Researchers say in communities with high level PFAs contamination local produce, including community gardens, could potentially become a source

A new study is asking whether treating drinking water is enough to protect people from exposure to perfluoroalkyl substances, or PFAs.

Researchers at four universities including Michigan State have begun a three-year study looking at how a PFAs contaminated water source could impact more than just drinking water.

PFAs, or perfluoroalkyl substances, are a family of chemicals that have been found across the state and are linked to health problems including cancer.

Researchers say when water is contaminated it can impact local wildlife and even things like locally grown produce. That means anything from eggs to honey could become a potential source of PFAs contamination.

Dr. Courtney Carignan is with Michigan State University. She said the study hopes to better understand what other sources for PFAs could exist in impacted communities and how the contamination could build up in humans.
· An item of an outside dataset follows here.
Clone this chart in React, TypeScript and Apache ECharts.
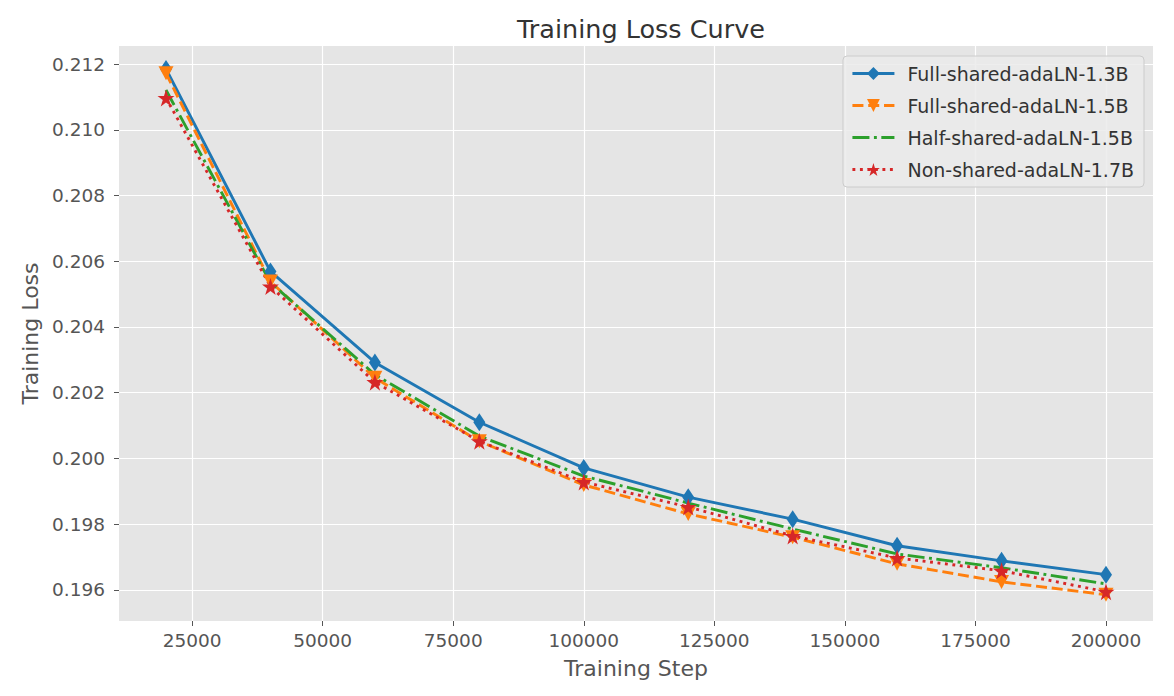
import React, { useEffect, useRef } from 'react'
import * as echarts from 'echarts'

const steps = [20000, 40000, 60000, 80000, 100000, 120000, 140000, 160000, 180000, 200000]

const fullShared13 = [0.21185, 0.20569, 0.20292, 0.2011, 0.19971, 0.19882, 0.19815, 0.19734, 0.19688, 0.19646]
const fullShared15 = [0.21172, 0.20538, 0.20245, 0.20052, 0.19919, 0.19831, 0.1976, 0.19679, 0.19624, 0.19585]
const halfShared15 = [0.21121, 0.20535, 0.20255, 0.20068, 0.19946, 0.19864, 0.19785, 0.19709, 0.19667, 0.19618]
const nonShared17 = [0.21097, 0.20523, 0.20232, 0.20052, 0.19928, 0.19852, 0.19764, 0.19697, 0.19658, 0.19594]

const xTicks = [25000, 50000, 75000, 100000, 125000, 150000, 175000, 200000]
const yTicks = [0.196, 0.198, 0.2, 0.202, 0.204, 0.206, 0.208, 0.21, 0.212]

const FONT = 'DejaVu Sans, Noto Sans, sans-serif'
const LW = 2.9

const thinDiamond = 'path://M0,-1 L0.6,0 L0,1 L-0.6,0 Z'
const triangleDown = 'path://M-1,-0.8 L1,-0.8 L0,0.9 Z'
const star =
  'path://M0,-1 L0.2245,-0.309 L0.951,-0.309 L0.363,0.118 L0.588,0.809 L0,0.382 L-0.588,0.809 L-0.363,0.118 L-0.951,-0.309 L-0.2245,-0.309 Z'

const App: React.FC = () => {
  const chartRef = useRef<HTMLDivElement>(null)

  useEffect(() => {
    document.body.style.margin = '0'
    if (!chartRef.current) return
    const chart = echarts.init(chartRef.current, undefined, { renderer: 'svg' })

    const pair = (vals: number[]) => steps.map((s, i) => [s, vals[i]])

    const option: echarts.EChartsOption = {
      animation: false,
      backgroundColor: '#ffffff',
      title: {
        text: 'Training Loss Curve',
        left: 636,
        top: 11,
        textAlign: 'center',
        textStyle: { fontFamily: FONT, fontSize: 25.5, fontWeight: 'normal', color: '#333333' }
      },
      grid: {
        left: 119,
        right: 21,
        top: 46,
        bottom: 75,
        show: true,
        backgroundColor: '#E5E5E5',
        borderWidth: 0
      },
      legend: {
        orient: 'vertical',
        right: 30,
        top: 56,
        padding: [8, 10, 8, 8],
        itemWidth: 42,
        itemHeight: 16,
        itemGap: 13,
        backgroundColor: 'rgba(235,235,235,0.85)',
        borderColor: '#cccccc',
        borderWidth: 1,
        borderRadius: 4,
        lineStyle: { width: LW },
        textStyle: { fontFamily: FONT, fontSize: 19, color: '#333333', padding: [0, 0, 0, 8] },
        data: [
          { name: 'Full-shared-adaLN-1.3B' },
          { name: 'Full-shared-adaLN-1.5B' },
          { name: 'Half-shared-adaLN-1.5B', itemStyle: { opacity: 0, color: 'rgba(0,0,0,0)', borderWidth: 0 } },
          { name: 'Non-shared-adaLN-1.7B' }
        ]
      },
      xAxis: {
        type: 'value',
        min: 11000,
        max: 209000,
        name: 'Training Step',
        nameLocation: 'middle',
        nameGap: 36,
        nameTextStyle: { fontFamily: FONT, fontSize: 22, color: '#555555' },
        axisLine: { show: false },
        axisTick: { show: true, length: 5, inside: false, customValues: xTicks, lineStyle: { color: '#555555' } },
        axisLabel: {
          customValues: xTicks,
          margin: 10,
          fontFamily: FONT,
          fontSize: 18.5,
          color: '#555555',
          formatter: (v: number) => String(v)
        },
        splitLine: { show: true, lineStyle: { color: '#ffffff', width: 1.2 } }
      },
      yAxis: {
        type: 'value',
        min: 0.19505,
        max: 0.21255,
        name: 'Training Loss',
        nameLocation: 'middle',
        nameGap: 78,
        nameTextStyle: { fontFamily: FONT, fontSize: 22, color: '#555555' },
        axisLine: { show: false },
        axisTick: { show: true, length: 5, inside: false, customValues: yTicks, lineStyle: { color: '#555555' } },
        axisLabel: {
          customValues: yTicks,
          margin: 14,
          fontFamily: FONT,
          fontSize: 18.5,
          color: '#555555',
          formatter: (v: number) => v.toFixed(3)
        },
        splitLine: { show: true, lineStyle: { color: '#ffffff', width: 1.2 } }
      },
      series: [
        {
          name: 'Full-shared-adaLN-1.3B',
          type: 'line',
          data: pair(fullShared13),
          color: '#1f77b4',
          symbol: thinDiamond,
          symbolSize: [12, 18],
          lineStyle: { width: LW, type: 'solid' }
        },
        {
          name: 'Full-shared-adaLN-1.5B',
          type: 'line',
          data: pair(fullShared15),
          color: '#ff7f0e',
          symbol: triangleDown,
          symbolSize: [15, 14],
          lineStyle: { width: LW, type: [11, 4.8] }
        },
        {
          name: 'Half-shared-adaLN-1.5B',
          type: 'line',
          data: pair(halfShared15),
          color: '#2ca02c',
          symbol: 'none',
          showSymbol: false,
          lineStyle: { width: LW, type: [17, 4.5, 2.9, 4.5] }
        },
        {
          name: 'Non-shared-adaLN-1.7B',
          type: 'line',
          data: pair(nonShared17),
          color: '#d62728',
          symbol: star,
          symbolSize: 17,
          lineStyle: { width: LW, type: [2.9, 4.6] }
        }
      ]
    }

    chart.setOption(option)
    return () => {
      chart.dispose()
    }
  }, [])

  return <div ref={chartRef} style={{ width: '1174px', height: '696px' }} />
}

export default App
“Really to get a better handle on what those contributions are from local sources, particularly for PFAs impacted communities, but I think we expect that information to be translatable to the rest of us.”

Carignan said the question the research hopes to answer is whether treating drinking water is enough to protect people.

“The main message of our project is to understand if we treat the drinking water in these PFAs impacted communities is that enough? Is that enough for these communities, is that enough for the rest of us?”

The research will also look at how quickly PFAs are able to migrate through soil and groundwater.

Carignan said researchers are still in the process of determining where the Michigan portion of the study will be conducted. Communities in North Carolina and Colorado have already been chosen.

The research has been awarded nearly two million dollars from the EPA.